Daughter brings father’s work to all

      Cicero once wrote that “History is the witness that testifies to the passing of time.”   If the people, places and events of yesterday are not captured in words or images, can we have a past to learn from? 
        We are taught world, national and state history in school, but where do we go to learn about the past in our own backyard?
        One way is to search for accounts, written by respected local residents, of the lives in days-gone-by when things were much different in our hometowns. Through a labor of love, a daughter of one of those respected residents has brought her father’s work to life and shares with us a gift of local history.
        Elmer G. Stahl passed away on May 17, 1996, at the age of 98, just three years after he finished documenting the information he collected over most of his adult life on the area’s mills.
         From 1935 to 1946, Stahl operated what was known as the Powder Valley Mill. According to his daughter Gloria Stahl Woodland, it was “during this time when he started to collect area mill information and took pictures.” Stahl continued his research into area mills long after he sold the Powder Valley Mill. 
        Over the past 250 years, more than 100 gristmills, powder mills, oil mills, cider mills, paper mills, sawmills and several other types of mills operated near the banks of the many streams flowing throughout our corner of Berks, Bucks, Lehigh and Montgomery counties. 
        Mills of the Goschenhoppen Region captures many of those that dotted the Perkiomen, Butter Valley, Hosensack, Indian, West Branch, Macoby and Swamp creeks. The book introduces you to more than 90 of the mills that once thrived on local water-power. It was reported that no stream in Pennsylvania supported more mills than the Perkiomen Creek and its tributaries, the West and East Branch of the Perkiomen.
        Stahl’s work was passed on to Gloria, and for the past 20 years, she gathered additional information and combined that with her father’s work. She completed the job to “honor all the work he put into the research.” She notes that 95 percent of the work is her father’s. Now she shares it in Mills of the Goschenhoppen Region.
        The 118-page book contains nearly 250 photos and images of area mills, tools, maps and other scenes of the region from the past century.
        Some of the mills still stand proudly where they once provided a service to many area farmers and merchants and can be easily recognized in the book’s photos. All that’s left of some is a few piles of stones and remnants of thriving businesses that long ago fell into a memory.

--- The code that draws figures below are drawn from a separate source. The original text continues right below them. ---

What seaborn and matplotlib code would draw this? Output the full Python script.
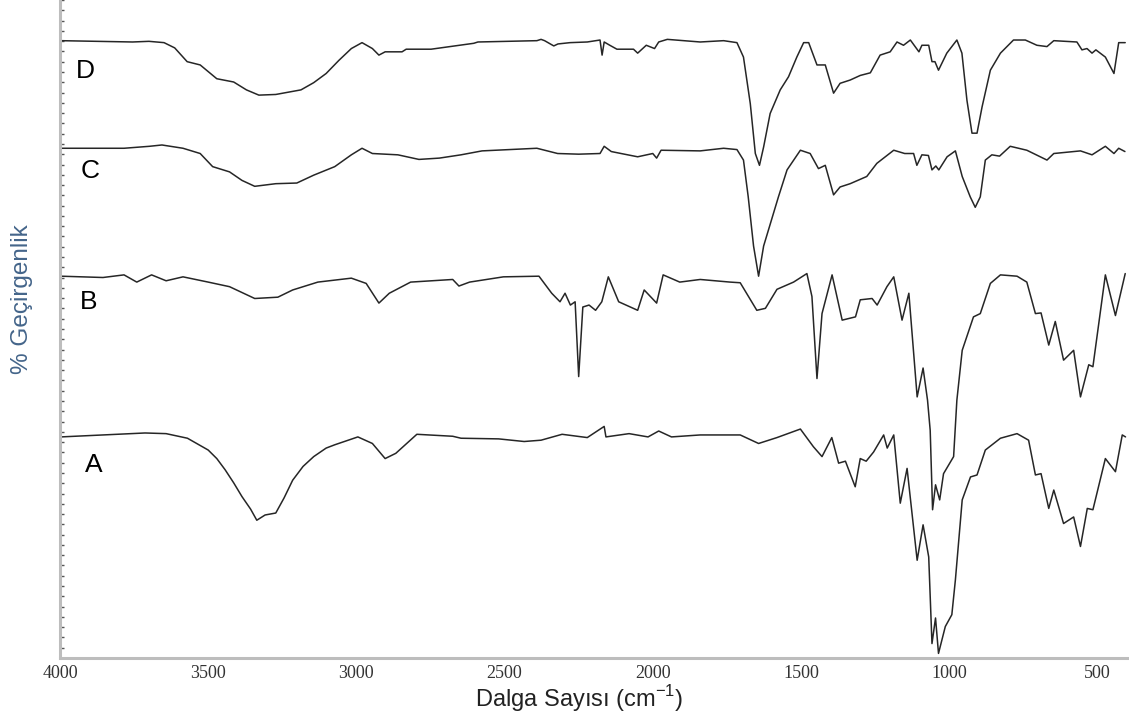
import numpy as np
import pandas as pd
import seaborn as sns
import matplotlib.pyplot as plt
from matplotlib.ticker import MultipleLocator

# FTIR spectra, values (wavenumber, offset %T)
wn_D = [3997, 3755, 3700, 3649, 3613, 3571, 3527, 3471, 3414, 3371, 3329, 3272, 3187, 3144,
        3102, 3059, 3017, 2981, 2946, 2924, 2903, 2846, 2832, 2748, 2604, 2590, 2391, 2377,
        2365, 2334, 2320, 2279, 2221, 2178, 2171, 2164, 2145, 2121, 2065, 2051, 2022, 1994,
        1980, 1951, 1840, 1761, 1716, 1694, 1671, 1654, 1640, 1626, 1604, 1570, 1542, 1514,
        1491, 1474, 1446, 1418, 1390, 1368, 1334, 1300, 1266, 1233, 1199, 1176, 1154, 1131,
        1102, 1092, 1069, 1058, 1048, 1036, 1008, 974, 957, 940, 923, 906, 889, 861, 827, 783,
        743, 704, 670, 647, 569, 552, 535, 518, 505, 473, 444, 428, 406]
t_D = [94.1, 93.9, 94.0, 93.8, 93.0, 90.9, 90.4, 88.3, 87.8, 86.6, 85.8, 85.9, 86.6, 87.7,
       89.1, 91.1, 92.9, 93.8, 92.9, 91.9, 92.4, 92.4, 92.8, 92.8, 93.7, 93.9, 94.1, 94.3,
       94.1, 93.3, 93.6, 93.8, 93.9, 94.2, 91.9, 93.9, 93.4, 92.8, 92.8, 92.2, 93.4, 92.9,
       93.9, 94.3, 93.9, 94.1, 93.8, 91.6, 84.5, 76.9, 75.1, 77.9, 83.0, 86.6, 88.6, 91.6,
       93.8, 93.8, 90.4, 90.4, 86.1, 87.6, 88.1, 88.8, 89.2, 91.9, 92.4, 93.9, 93.4, 94.2,
       92.4, 93.4, 93.4, 90.9, 90.9, 89.6, 92.2, 94.2, 92.2, 85.0, 80.0, 80.0, 84.0, 89.6,
       92.2, 94.2, 94.2, 93.4, 93.2, 94.1, 93.9, 92.7, 92.9, 92.2, 92.7, 91.6, 89.1, 93.8, 93.8]

wn_C = [3997, 3784, 3698, 3656, 3585, 3527, 3485, 3428, 3386, 3343, 3272, 3201, 3144, 3073,
        3017, 2981, 2946, 2860, 2789, 2720, 2647, 2576, 2391, 2321, 2250, 2178, 2164, 2140,
        2107, 2051, 2000, 1987, 1972, 1840, 1761, 1716, 1694, 1678, 1660, 1643, 1626, 1576,
        1547, 1502, 1469, 1441, 1418, 1390, 1368, 1334, 1278, 1244, 1187, 1150, 1120, 1109,
        1092, 1070, 1058, 1045, 1035, 1007, 979, 956, 929, 912, 895, 878, 856, 830, 794, 738,
        670, 647, 557, 518, 473, 444, 428, 407]
t_C = [77.7, 77.7, 78.0, 78.2, 77.7, 76.9, 74.9, 74.1, 72.8, 71.9, 72.3, 72.4, 73.6, 74.9,
       76.7, 77.7, 76.9, 76.7, 76.0, 76.2, 76.7, 77.3, 77.7, 76.9, 76.8, 76.9, 78.0, 77.2,
       76.9, 76.4, 76.9, 76.2, 77.4, 77.3, 77.7, 77.5, 75.9, 70.3, 62.8, 58.2, 62.8, 70.3,
       74.4, 77.4, 76.9, 74.6, 75.1, 70.6, 71.8, 72.3, 73.4, 75.4, 77.4, 76.9, 76.9, 75.1,
       76.7, 76.6, 74.4, 75.0, 74.4, 76.4, 77.3, 73.4, 70.3, 68.7, 70.3, 75.9, 76.7, 76.5,
       78.0, 77.4, 75.9, 76.9, 77.3, 76.7, 78.0, 76.9, 77.7, 77.2]

wn_B = [3997, 3855, 3784, 3741, 3691, 3642, 3585, 3500, 3428, 3343, 3265, 3215, 3130, 3017,
        2967, 2924, 2889, 2817, 2675, 2654, 2618, 2504, 2384, 2341, 2313, 2296, 2278, 2262,
        2250, 2236, 2215, 2193, 2172, 2150, 2115, 2051, 2029, 1987, 1965, 1909, 1840, 1739,
        1705, 1649, 1620, 1581, 1525, 1480, 1463, 1446, 1429, 1395, 1361, 1316, 1300, 1260,
        1243, 1210, 1187, 1159, 1136, 1108, 1088, 1073, 1064, 1056, 1046, 1032, 1019, 985,
        974, 956, 918, 895, 861, 827, 771, 738, 709, 690, 664, 642, 614, 580, 557, 529, 515,
        473, 439, 406]
t_B = [58.2, 58.0, 58.4, 57.3, 58.4, 57.5, 58.1, 57.3, 56.6, 54.8, 55.0, 56.1, 57.3, 57.9,
       57.1, 54.1, 55.6, 57.3, 57.7, 56.7, 57.3, 58.1, 58.2, 55.6, 54.3, 55.6, 53.8, 54.3,
       42.9, 53.5, 53.8, 53.0, 54.3, 58.1, 54.3, 53.0, 56.1, 54.1, 58.4, 57.3, 57.7, 57.3,
       57.2, 53.0, 53.3, 56.2, 57.3, 58.6, 55.1, 42.6, 52.5, 58.4, 51.5, 52.0, 54.6, 54.8,
       53.8, 56.6, 58.1, 51.5, 55.6, 39.8, 44.2, 39.3, 34.7, 22.6, 26.4, 24.1, 28.1, 30.7,
       39.3, 46.9, 52.0, 52.5, 57.1, 58.4, 58.2, 57.3, 52.5, 52.6, 47.7, 51.3, 45.4, 46.9,
       39.8, 44.7, 44.4, 58.4, 52.2, 58.6]

wn_A = [3997, 3855, 3713, 3642, 3570, 3500, 3471, 3443, 3414, 3386, 3357, 3336, 3308, 3272,
        3244, 3215, 3180, 3144, 3102, 3073, 2995, 2946, 2903, 2867, 2796, 2675, 2647, 2520,
        2434, 2377, 2306, 2221, 2164, 2158, 2080, 2016, 1980, 1937, 1840, 1705, 1643, 1581,
        1502, 1458, 1429, 1396, 1373, 1350, 1334, 1317, 1300, 1280, 1255, 1221, 1209, 1187,
        1165, 1142, 1108, 1088, 1069, 1058, 1046, 1036, 1013, 991, 979, 956, 928, 906, 878,
        827, 771, 732, 709, 690, 664, 647, 614, 580, 557, 534, 515, 473, 439, 416, 405]
t_A = [33.7, 34.0, 34.3, 34.2, 33.5, 31.7, 30.4, 28.7, 26.7, 24.6, 22.7, 21.0, 21.8, 22.1,
       24.4, 27.1, 29.2, 30.7, 32.0, 32.5, 33.7, 32.7, 30.4, 31.2, 34.1, 33.8, 33.5, 33.4,
       33.0, 33.2, 34.1, 33.6, 35.3, 33.7, 34.2, 33.7, 34.6, 33.7, 34.0, 34.0, 32.7, 33.6,
       34.9, 32.2, 30.7, 33.6, 29.7, 30.0, 28.1, 26.1, 30.4, 30.0, 31.4, 34.0, 32.0, 34.0,
       23.6, 28.9, 14.9, 20.3, 15.4, 2.2, 6.1, 0.7, 4.8, 6.6, 11.9, 24.1, 27.6, 27.9, 31.7,
       33.5, 34.2, 33.2, 27.9, 28.1, 22.8, 25.6, 20.5, 21.5, 17.0, 22.8, 22.6, 30.4, 28.4,
       34.0, 33.7]

names = ["D", "C", "B", "A"]
label_wn = [3916, 3899, 3902, 3885]
label_t = [89.5, 74.2, 54.3, 29.4]

spectra = {"D": (wn_D, t_D), "C": (wn_C, t_C), "B": (wn_B, t_B), "A": (wn_A, t_A)}

sns.set_theme(style="white")
plt.rcParams['font.family'] = ['Liberation Sans', 'DejaVu Sans']
plt.rcParams['mathtext.fontset'] = 'custom'
plt.rcParams['mathtext.rm'] = 'Liberation Sans'

fig = plt.figure(figsize=(11.29, 7.22), dpi=100)
ax = fig.add_axes([60 / 1129, 1 - 658 / 722, 1067 / 1129, 658 / 722])

for name in names:
    wn, t = spectra[name]
    df = pd.DataFrame({"wn": wn, "t": t})
    sns.lineplot(data=df, x="wn", y="t", sort=False, estimator=None,
                 color="#262626", lw=1.1, ax=ax)

for name, x, y in zip(names, label_wn, label_t):
    ax.text(x, y, name, fontsize=19, color="black", ha="center", va="center")

ax.set_xlim(4000, 400)
ax.set_ylim(0, 100.3)
ax.set_xlabel("")
ax.set_ylabel("")

for side in ["top", "right"]:
    ax.spines[side].set_visible(False)
for side in ["left", "bottom"]:
    ax.spines[side].set_color("#bdbdbd")
    ax.spines[side].set_linewidth(2.2)

ax.xaxis.set_major_locator(MultipleLocator(500))
ax.xaxis.set_minor_locator(MultipleLocator(100))
ax.yaxis.set_major_locator(MultipleLocator(100.3 / 64))
ax.set_yticklabels([])
ax.tick_params(axis="x", which="both", direction="inout", colors="#444444",
               length=4, width=1.2, pad=3, labelsize=13)
ax.tick_params(axis="x", which="minor", length=3, width=1)
ax.tick_params(axis="y", which="both", direction="in", colors="#555555",
               length=3, width=1, left=True)
for lab in ax.get_xticklabels():
    lab.set_fontfamily("Liberation Serif")
    lab.set_color("#333333")

fig.text(579 / 1129, 1 - 699 / 722, "Dalga Sayısı (cm$^{\\mathregular{-1}}$)",
         fontsize=17, color="#222222", ha="center", va="center")
fig.text(22 / 1129, 1 - 299 / 722, "% Geçirgenlik", fontsize=17.5, color="#44658a",
         rotation=90, ha="center", va="center")

fig.savefig("out.png", dpi=100)
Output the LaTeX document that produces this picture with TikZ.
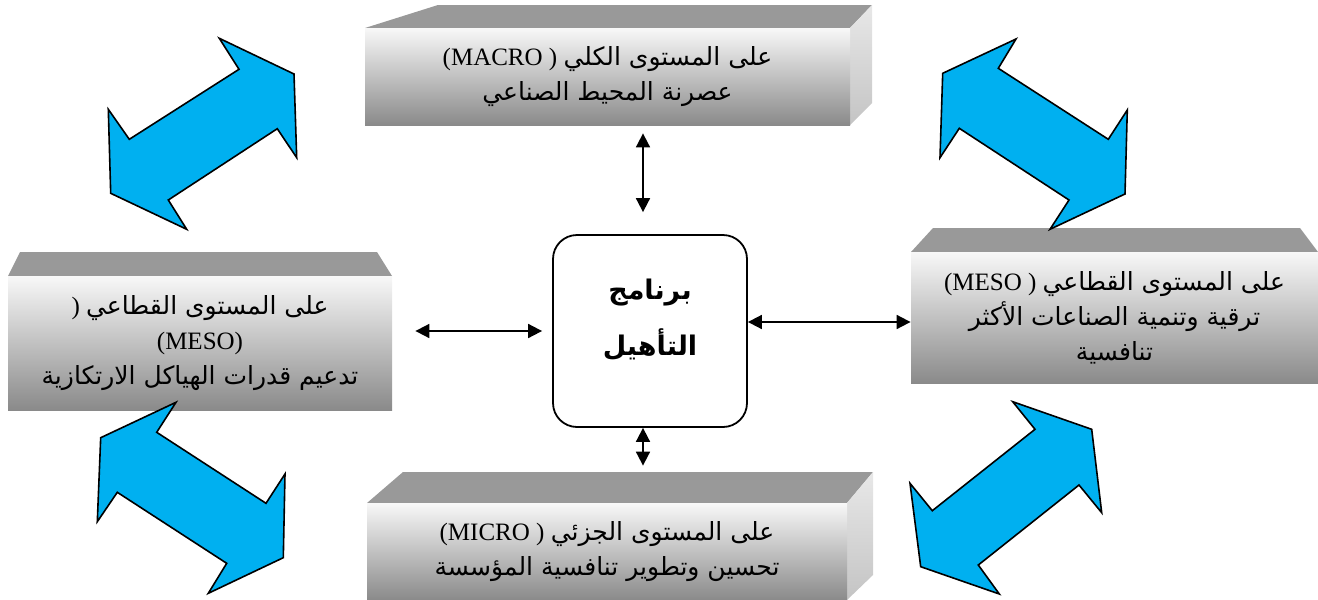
\documentclass[tikz,border=0pt]{standalone}
\usepackage{fontspec}
\setmainfont{Liberation Serif}
\newfontfamily\ar[Script=Arabic]{DejaVu Sans}
\TeXXeTstate=1
\usetikzlibrary{arrows.meta}
\definecolor{bluearr}{HTML}{00B0F0}
\definecolor{boxtop}{HTML}{999999}
\definecolor{frontT}{HTML}{F8F8F8}
\definecolor{frontB}{HTML}{8A8A8A}
\definecolor{sideT}{HTML}{E8E8E8}
\definecolor{sideB}{HTML}{C4C4C4}
\tikzset{
  front/.style={inner sep=0pt, align=center, top color=frontT, bottom color=frontB,
    font=\fontsize{12.5}{17.5}\selectfont},
  conn/.style={{Triangle[length=7pt,width=7pt]}-{Triangle[length=7pt,width=7pt]}, line width=0.9pt},
  bigarrow/.style={fill=bluearr, draw=black, line width=0.8pt, line join=miter}
}
\begin{document}
\begin{tikzpicture}[x=0.5pt, y=-0.5pt]
\useasboundingbox (0,0) rectangle (1318,600);
% box tops and sides
\fill[boxtop] (365,28) -- (850,28) -- (872,5) -- (438,5) -- cycle;
\shade[top color=sideT, bottom color=sideB] (850,28) -- (872,5) -- (872,103) -- (850,125) -- cycle;
\fill[boxtop] (8,276) -- (392,276) -- (377,252) -- (20,252) -- cycle;
\fill[boxtop] (911,252) -- (1318,252) -- (1300,228) -- (933,228) -- cycle;
\fill[boxtop] (367,503) -- (847,503) -- (873,472) -- (403,472) -- cycle;
\shade[top color=sideT, bottom color=sideB] (847,503) -- (873,472) -- (873,575) -- (847,600) -- cycle;

% fronts
\node[front, minimum width=242.5pt, minimum height=48.5pt] (macro) at (607.5,76.5)
  {(MACRO ) {\ar\beginR على المستوى الكلي\endR}\\ {\ar\beginR عصرنة المحيط الصناعي\endR}};
\node[front, minimum width=192pt, minimum height=67pt] (mesoL) at (200,343)
  {) {\ar\beginR على المستوى القطاعي\endR}\\ (MESO)\\ {\ar\beginR تدعيم قدرات الهياكل الارتكازية\endR}};
\node[front, minimum width=203.5pt, minimum height=65.5pt] (mesoR) at (1114.5,317.5)
  {(MESO ) {\ar\beginR على المستوى القطاعي\endR}\\ {\ar\beginR ترقية وتنمية الصناعات الأكثر\endR}\\ {\ar\beginR تنافسية\endR}};
\node[front, minimum width=240pt, minimum height=48.5pt] (micro) at (607,551.5)
  {(MICRO ) {\ar\beginR على المستوى الجزئي\endR}\\ {\ar\beginR تحسين وتطوير تنافسية المؤسسة\endR}};

% blue double arrows
\draw[bigarrow] (219.3,38.3) -- (294,74) -- (296.7,157.7) -- (277.3,128.7) -- (168.3,200)
  -- (186.7,229.3) -- (110.7,193.3) -- (108.3,109.3) -- (129.3,139.3) -- (239,69.3) -- cycle;
\draw[bigarrow] (176,402.3) -- (156.7,432.3) -- (266,503.3) -- (285,474) -- (283.3,557.7)
  -- (208.3,593.3) -- (226.7,563.3) -- (117.3,492.3) -- (97.3,521.7) -- (100.7,437.7) -- cycle;
\draw[bigarrow] (1016,39) -- (998.3,68.3) -- (1108.3,139.3) -- (1127.3,110) -- (1125,194)
  -- (1050,229.3) -- (1069,200) -- (959.3,128.3) -- (940,157.7) -- (942.7,73.3) -- cycle;
\draw[bigarrow] (1012.7,401.7) -- (1091.7,429.3) -- (1101.7,512.7) -- (1079,485) -- (978.3,565)
  -- (999.3,594) -- (920.7,566.7) -- (910,483.3) -- (932.3,510.7) -- (1035,429.3) -- cycle;

% program box
\node[draw, line width=0.9pt, rounded corners=12pt, minimum width=97pt, minimum height=96pt] (prog) at (650,331) {};
\node[align=center, font=\ar\bfseries\fontsize{13.5}{28}\selectfont] (progtxt) at ([yshift=5.5pt]prog.center)
  {\beginR برنامج\endR\\ \beginR التأهيل\endR};

% connectors
\draw[conn, shorten <=11pt, shorten >=4pt] ([xshift=-3.5pt]prog.north) -- ([xshift=-3.5pt]prog.north |- macro.south);
\draw[conn, shorten >=18.5pt] ([xshift=-3.5pt]prog.south) -- ([xshift=-3.5pt]prog.south |- micro.north);
\draw[conn, shorten <=5pt, shorten >=11.5pt] (prog.west) -- (prog.west -| mesoL.east);
\draw[conn] ([yshift=4.5pt]prog.east) -- ([yshift=4.5pt]prog.east -| mesoR.west);
\end{tikzpicture}
\end{document}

        The book presents an evolution of mills in the Commonwealth and an introduction to the business of milling that serves the reader well as the journey into the pages begin. 
        After viewing the photos and learning the locations of once-functioning mills, readers may get the urge to take a ride in search of those still standing – this writer encourages you to do so. 
        After learning about the mills, one can better appreciate the contribution they made to the communities that grew up hearing the crunch of the millstones, the buzz of the saws or the water splashing off their giant water-wheels.
        Mills of the Goschenhoppen Region can be purchased for $25 at the office of the Town and Country Newspaper, 2508 Kutztown Road., Pennsburg; Valley Star Gift Shop, 553 Main St., Pennsburg; or Morgan Log House, 850 Weikel Road., Kulpsville.